'X' marks the spot
With an all-exempt PBA Tour looming, action is fast and furious as bowlers compete for wins and points in hopes of securing a job next season
Welcome to the all new 'X Game' ' with rad fields, kickin' prospects for next year and action so intense, sparks fly as if from a skateboard grind.
— Dude, we're talkin' bowling.
'X' has long stood for strike.
Now it stands for Xempt.
As in the exempt format the Professional Bowlers Association Tour is working toward as it comes through the Rogue Valley for the third Medford Open at Lava Lanes.
In its 46th year, the PBA is undergoing such dramatic change that the sport predicated on rolling a ball at rounded pins has developed, of all things, an edge.
For the first time, players are bowling for their professional lives, trying to earn points to qualify for the tour next season.
The level of competition on tour is extremely intense, says Fred Schreyer, who took over as PBA commissioner in March.There are a lot of people fighting to get points to qualify or trying to win to get that one-year exemption. Clearly, we've seen the impact of the exempt tour announcement in that respect.
Historically, just about any pro could enter a tournament.
Beginning next fall, however, the 16 standard tour events will feature 64 bowlers, 60 of whom will have exempt status for the year.
Fifty of the exempt spots will come from this season's tournament winners and points leaders. The others will emerge from tour trials, weekly qualifiers, a commissioner's exemption and an elite pro-am winner.
The result has been full fields at every stop as players scramble for a piece of the pie. Each ball, each game, each match carries added importance.
It's another step in the evolution of the tour, says Schreyer, formerly Nike's director of sports marketing and later legal counsel to athletes. We're trying to create a product that continues to push professional bowling to the forefront of the sports landscape. We're trying to continue to draw new fans and increase the popularity of the tour.
The first steps came in the spring of 2000, when the PBA came under new ownership.
A decades-long format of total pinfall over 42 games to determine the five finalists was scrapped, replaced in part by match play for the final 32 qualifiers.
Now, the all-exempt tour and all-match-play tournaments loom. Next season, the 64 bowlers will be bracketed each week based on rank, much like the NCAA basketball tourney: — vs. 64, 2 vs. 63, etc.

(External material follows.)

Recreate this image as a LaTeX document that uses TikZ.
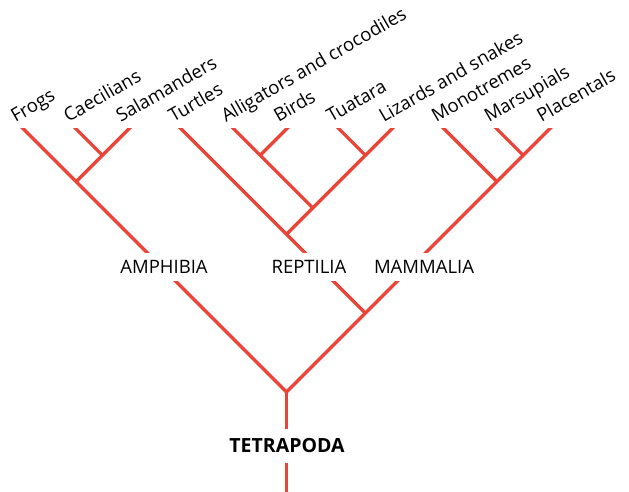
\documentclass[tikz,border=0pt]{standalone}
\usepackage{fontspec}
\setmainfont{Open Sans}
\definecolor{branchred}{RGB}{232,68,56}
\begin{document}
\begin{tikzpicture}[x=1pt,y=1pt,
  branch/.style={draw=branchred,line width=3.3pt,line cap=butt,line join=miter},
  tiplabel/.style={anchor=base west,rotate=30,inner sep=0pt,font=\fontsize{18.5}{20}\selectfont},
  grouplabel/.style={fill=white,inner sep=0pt,minimum height=28pt,font=\fontsize{18.5}{20}\selectfont},
  rootlabel/.style={fill=white,inner sep=0pt,minimum height=34pt,font=\fontsize{19.5}{21}\selectfont\bfseries}]
\useasboundingbox (0,0) rectangle (629,492);
% tips
\coordinate (frogs) at (23.5,363);
\coordinate (caec) at (76.1,363);
\coordinate (sala) at (128.7,363);
\coordinate (turt) at (181.3,363);
\coordinate (alli) at (233.9,363);
\coordinate (birds) at (286.5,363);
\coordinate (tuat) at (339.1,363);
\coordinate (liz) at (391.7,363);
\coordinate (mono) at (444.3,363);
\coordinate (mars) at (496.9,363);
\coordinate (plac) at (549.5,363);
% junctions
\coordinate (jCS) at (102.4,336.7);
\coordinate (jAmph) at (76.1,310.4);
\coordinate (jAB) at (260.2,336.7);
\coordinate (jTL) at (365.4,336.7);
\coordinate (jABTL) at (312.8,284.1);
\coordinate (jRep) at (286.5,257.8);
\coordinate (jRM) at (365.4,178.9);
\coordinate (jMP) at (523.2,336.7);
\coordinate (jMam) at (496.9,310.4);
\coordinate (root) at (286.5,100);
\coordinate (base) at (286.5,0);
\begin{scope}
\clip (0,0) rectangle (629,363);
\draw[branch] ([shift={(-3,3)}]frogs) -- (jAmph) -- (root) -- (jRM) -- (jMam) -- (jMP) -- ([shift={(3,3)}]plac);
\draw[branch] ([shift={(3,3)}]sala) -- (jCS) -- (jAmph);
\draw[branch] ([shift={(-3,3)}]caec) -- (jCS);
\draw[branch] ([shift={(-3,3)}]turt) -- (jRep) -- (jRM);
\draw[branch] ([shift={(3,3)}]liz) -- (jTL) -- (jABTL) -- (jRep);
\draw[branch] ([shift={(-3,3)}]alli) -- (jAB) -- (jABTL);
\draw[branch] ([shift={(3,3)}]birds) -- (jAB);
\draw[branch] ([shift={(-3,3)}]tuat) -- (jTL);
\draw[branch] ([shift={(-3,3)}]mono) -- (jMam);
\draw[branch] ([shift={(-3,3)}]mars) -- (jMP);
\draw[branch] (root) -- (base);
\end{scope}
% group labels
\node[grouplabel] (amph) at (164,225) {AMPHIBIA};
\node[grouplabel] (rept) at (309,225) {REPTILIA};
\node[grouplabel] (mamm) at (424,225) {MAMMALIA};
\node[rootlabel] (tetra) at (287,46) {TETRAPODA};
% tip labels
\node[tiplabel] (lfrogs) at ([shift={(-8,6)}]frogs) {Frogs};
\node[tiplabel] (lcaec) at ([shift={(-8,6)}]caec) {Caecilians};
\node[tiplabel] (lsala) at ([shift={(-8,6)}]sala) {Salamanders};
\node[tiplabel] (lturt) at ([shift={(-8,6)}]turt) {Turtles};
\node[tiplabel] (lalli) at ([shift={(-8,6)}]alli) {Alligators and crocodiles};
\node[tiplabel] (lbirds) at ([shift={(-8,6)}]birds) {Birds};
\node[tiplabel] (ltuat) at ([shift={(-8,6)}]tuat) {Tuatara};
\node[tiplabel] (lliz) at ([shift={(-8,6)}]liz) {Lizards and snakes};
\node[tiplabel] (lmono) at ([shift={(-8,6)}]mono) {Monotremes};
\node[tiplabel] (lmars) at ([shift={(-8,6)}]mars) {Marsupials};
\node[tiplabel] (lplac) at ([shift={(-8,6)}]plac) {Placentals};
\end{tikzpicture}
\end{document}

Reactions have been varied.
While limiting the field to 64 will weed out marginal players, it also will eliminate longtime stars.
I've bowled the tour for 20 years, says Dave Husted of Milwaukie, who no longer tours full time but has competed in a handful of events each year on the West Coast swing. Starting next year, basically, I won't be able to bowl any.
He could try to pre-qualify for tournaments, but the Hall of Famer and 14-time winner would vie against young regional players looking for their big chance.
You won't see me doing that, says Husted.
A couple of other veterans, Walter Ray Williams Jr. and David Traber, would like to see the exempt number expanded, perhaps even doubled.
Traber entered the second half of the season right on the number, in 50th place.
My personal opinion is that I'd rather it not be an exempt tour, says Traber, who is in his 18th year as a full-time touring player and owns four titles. I just don't think there are enough exempt spots.
Many young players, attracted to the tour by the recent earnings potential and format changes, like the direction.
I don't think the guys who have only been out here for a couple of years know any different, says Bryan Goebel, defending champion of the Medford Open. I don't think they sit back and wonder if it's good or bad. It's what it is.
While not everyone is wild about all the changes, most agree the tour is in eminently capable hands and being run by bright minds.
The numbers reflect as much.
Match-play elimination, bigger purses, enhanced marketing and consistent scheduling had quite an impact last year: 6 percent increase in TV ratings, 20 percent jump in membership, 35 percent spike in tournament entries.
Next year every player will be guaranteed a check and the prize fund is expected to climb another 10 percent or so, says Schreyer.
Another benefit the tour expects is enhanced promotional opportunities because of the exclusivity of the small pool of players and since matchups will be established days in advance.
We want to raise the profile of the guys who bowl on the exempt tour, says Schreyer. It distinguishes you as one of the best of the best.
And a premium is put on competition. Toppling a lot of pins is one thing, but toppling more than the guy sharing your lane is quite another.
It translates to television in a little better fashion, says Schreyer. featuring guys going head-to-head, it puts an emphasis on competition and makes it more watchable.
He realizes everyone is not in lock step with the alterations.
At the same time, most of them realize if they aren't in the top 50 on tour, they're not making a living at it anyway, he says.
Which would mean 'X' truly marks the spot of the treasure.